While Welch Farm added their agritourism offerings nearly a century after their farm began, for Treworgy Family Orchards in Levant, agritourism was always a part of their business model since Gary Treworgy started the apple orchard in the mid-1980s.

The family-run orchard offers a host of farm activities including pick-your-own apples and pumpkins, hayrides and wagon rides, a corn maze, a country store and cafe, along with an array of livestock for viewing. Agricultural director and marketing manager Matt Pellerin, who is the son-in-law of Gary and Patty Treworgy, said that by offering such an array of farm opportunities for customers they’re able to connect them with Maine’s agriculture traditions.

“For the farmer, one thing is [agritourism] kind of makes our farms a community hub,” Pellerin said. “Especially in the Northeast, we all have a connection to a farming heritage in some way … So when there is an authentic way for people to have a good time with their family while connecting with their farming heritage, it’s great.”

Since Hanscom began offering fresh-packed blueberries for purchase at the farm, as well as the farm tours about six years ago, not only have visitors found a love for the history of her family’s farm and the blueberry industry as a whole, but she’s found a love for sharing that history as well.

Tours of the farm are offered throughout the summer, and increase during blueberry season in late July and August. Hanscom said the tours have brought hundreds of people to their farm, but given their remote location, she’s hopeful that the new agritourism map will make more people aware of her family’s farm.

“People have to kind of go down a backroad to get to use, we’re definitely one of those hidden gems,” Hanscom said. “I think this map, when you give it to people, they’ll be able to find a lot of these unique farms.”
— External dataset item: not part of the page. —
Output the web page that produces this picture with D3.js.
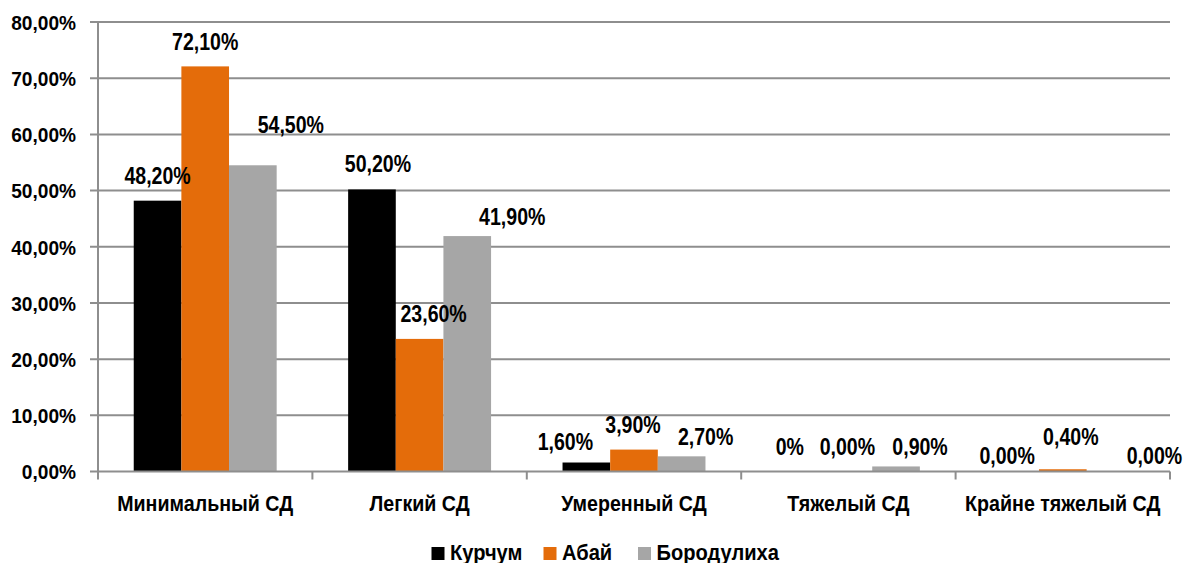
<!DOCTYPE html>
<html>
<head>
<meta charset="utf-8">
<script src="https://cdn.jsdelivr.net/npm/d3@7"></script>
<style>
  html, body { margin: 0; padding: 0; background: #fff; }
  svg { display: block; }
  text { font-family: "Liberation Sans", Arial, sans-serif; font-weight: bold; fill: #000; }
</style>
</head>
<body>
<svg id="chart" width="1184" height="563"></svg>
<script>
// Severity categories of the diabetes distribution
const categories = ["Минимальный СД", "Легкий СД", "Умеренный СД", "Тяжелый СД", "Крайне тяжелый СД"];
// Regions (series)
const seriesNames = ["Курчум", "Абай", "Бородулиха"];
// Percent values per series, in category order
const kurchum     = [48.2, 50.2, 1.6, 0.0, 0.0];
const abai        = [72.1, 23.6, 3.9, 0.0, 0.4];
const borodulikha = [54.5, 41.9, 2.7, 0.9, 0.0];
// Printed data labels, in category order per series
const kurchumLabels     = ["48,20%", "50,20%", "1,60%", "0%", "0,00%"];
const abaiLabels        = ["72,10%", "23,60%", "3,90%", "0,00%", "0,40%"];
const borodulikhaLabels = ["54,50%", "41,90%", "2,70%", "0,90%", "0,00%"];
// Y axis ticks
const yTicks = [0, 10, 20, 30, 40, 50, 60, 70, 80];

const colors = ["#000000", "#E46C0A", "#A6A6A6"];

// Manual label nudges [dx, dy] per category, per series
const labelNudge = [
  [[0, 0], [0, 1], [38, -15]],
  [[6, 0], [14, 0], [45, 6]],
  [[-21, 4], [-1, 0], [24, 6]],
  [[-11, 0], [-1, 0], [24, 6]],
  [[-8, 9], [8, -7], [44, 9]]
];

const seriesValues = [kurchum, abai, borodulikha];
const seriesLabels = [kurchumLabels, abaiLabels, borodulikhaLabels];

const svg = d3.select("#chart");
const plot = { left: 98, right: 1170, top: 22, bottom: 471.5 };

const x0 = d3.scaleBand().domain(categories).range([plot.left, plot.right]).padding(0);
const x1 = d3.scaleBand().domain(seriesNames).range([0, x0.bandwidth()]).paddingInner(0).paddingOuter(0.75);
const y = d3.scaleLinear().domain([0, 80]).range([plot.bottom, plot.top]);

const gridColor = "#8e8e8e";

// Condensed bold text: placed at (x, y) and squeezed horizontally
function placeText(sel, fx, fy, sx) {
  sel.attr("transform", (d, i) => `translate(${fx(d, i)},${fy(d, i)}) scale(${sx},1)`);
}

// Horizontal gridlines (with small left ticks)
svg.append("g")
  .selectAll("line")
  .data(yTicks.filter(t => t > 0))
  .join("line")
  .attr("x1", plot.left - 8)
  .attr("x2", plot.right)
  .attr("y1", d => y(d))
  .attr("y2", d => y(d))
  .attr("stroke", gridColor)
  .attr("stroke-width", 2);

// Y axis tick labels
svg.append("g")
  .selectAll("text")
  .data(yTicks)
  .join("text")
  .call(placeText, () => 76, d => y(d) + 7.8, 0.91)
  .attr("text-anchor", "end")
  .attr("font-size", 21)
  .text(d => d3.format(".2f")(d).replace(".", ",") + "%");

// Bars
const groups = svg.append("g")
  .selectAll("g")
  .data(categories)
  .join("g")
  .attr("transform", d => `translate(${x0(d)},0)`);

groups.selectAll("rect")
  .data((c, ci) => seriesNames.map((s, si) => ({ s, si, ci, v: seriesValues[si][ci] })))
  .join("rect")
  .attr("x", d => x1(d.s))
  .attr("width", x1.bandwidth())
  .attr("y", d => y(d.v))
  .attr("height", d => plot.bottom - y(d.v))
  .attr("fill", d => colors[d.si]);

// Data labels
groups.selectAll("text")
  .data((c, ci) => seriesNames.map((s, si) => ({ s, si, ci, v: seriesValues[si][ci], t: seriesLabels[si][ci] })))
  .join("text")
  .call(placeText,
    d => x1(d.s) + x1.bandwidth() / 2 + labelNudge[d.ci][d.si][0],
    d => y(d.v) - 17 + labelNudge[d.ci][d.si][1],
    0.85)
  .attr("text-anchor", "middle")
  .attr("font-size", 23)
  .text(d => d.t);

// X axis line and Y axis line
svg.append("line")
  .attr("x1", plot.left - 8).attr("x2", plot.right)
  .attr("y1", plot.bottom).attr("y2", plot.bottom)
  .attr("stroke", gridColor).attr("stroke-width", 2);
svg.append("line")
  .attr("x1", plot.left).attr("x2", plot.left)
  .attr("y1", plot.top).attr("y2", plot.bottom + 8)
  .attr("stroke", gridColor).attr("stroke-width", 2);

// Category boundary ticks
svg.append("g")
  .selectAll("line")
  .data(categories.slice(1).map(c => x0(c)).concat([plot.right]))
  .join("line")
  .attr("x1", d => d).attr("x2", d => d)
  .attr("y1", plot.bottom).attr("y2", plot.bottom + 8)
  .attr("stroke", gridColor).attr("stroke-width", 2);

// Category labels
svg.append("g")
  .selectAll("text")
  .data(categories)
  .join("text")
  .call(placeText, d => x0(d) + x0.bandwidth() / 2, () => 511, 0.88)
  .attr("text-anchor", "middle")
  .attr("font-size", 22.3)
  .text(d => d);

// Legend
const legendX = [431.5, 543.5, 638];
const legend = svg.append("g")
  .selectAll("g")
  .data(seriesNames)
  .join("g")
  .attr("transform", (d, i) => `translate(${legendX[i]},0)`);
legend.append("rect")
  .attr("x", 0).attr("y", 547)
  .attr("width", 13).attr("height", 13)
  .attr("fill", (d, i) => colors[i]);
legend.append("text")
  .call(placeText, () => 18.5, () => 559.5, 0.94)
  .attr("font-size", 21.4)
  .text(d => d);
</script>
</body>
</html>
Hanscom herself said that the map has brought new farms that she didn’t know existed to her attention. Macaluso said this was a goal of the map, to also serve as a resource for those who live in Maine, not just visitors. By compiling the farm location and a description of their offerings, DACF hopes that the map will give Mainers a better idea of what is locally offered near them.

Also included on the map, to further incorporate agriculture into tourists’ plans, are state parks and a listing of the state’s agricultural fairs, as well as a list of produce that is in season during different times of year.

“[The agritourism map] will expand the opportunities for visitors to come and see new things and maybe move a little more inland,” Macaluso said. “It’s going to help people, once they get here, find new opportunities to explore Maine on the way to their final destination.”

The map was distributed at the Maine Agricultural Trades Show this month, and will be made available at travel stops and tourism centers across the state in coming months. DACF also hopes to have an online version of the map available on its website by late spring.

“Millions of people come to Maine as a tourist destination,” Pellerin said. “Not only do we offer amazing coastal towns and beaches and views, but we have something very special to offer with our farmers as well.”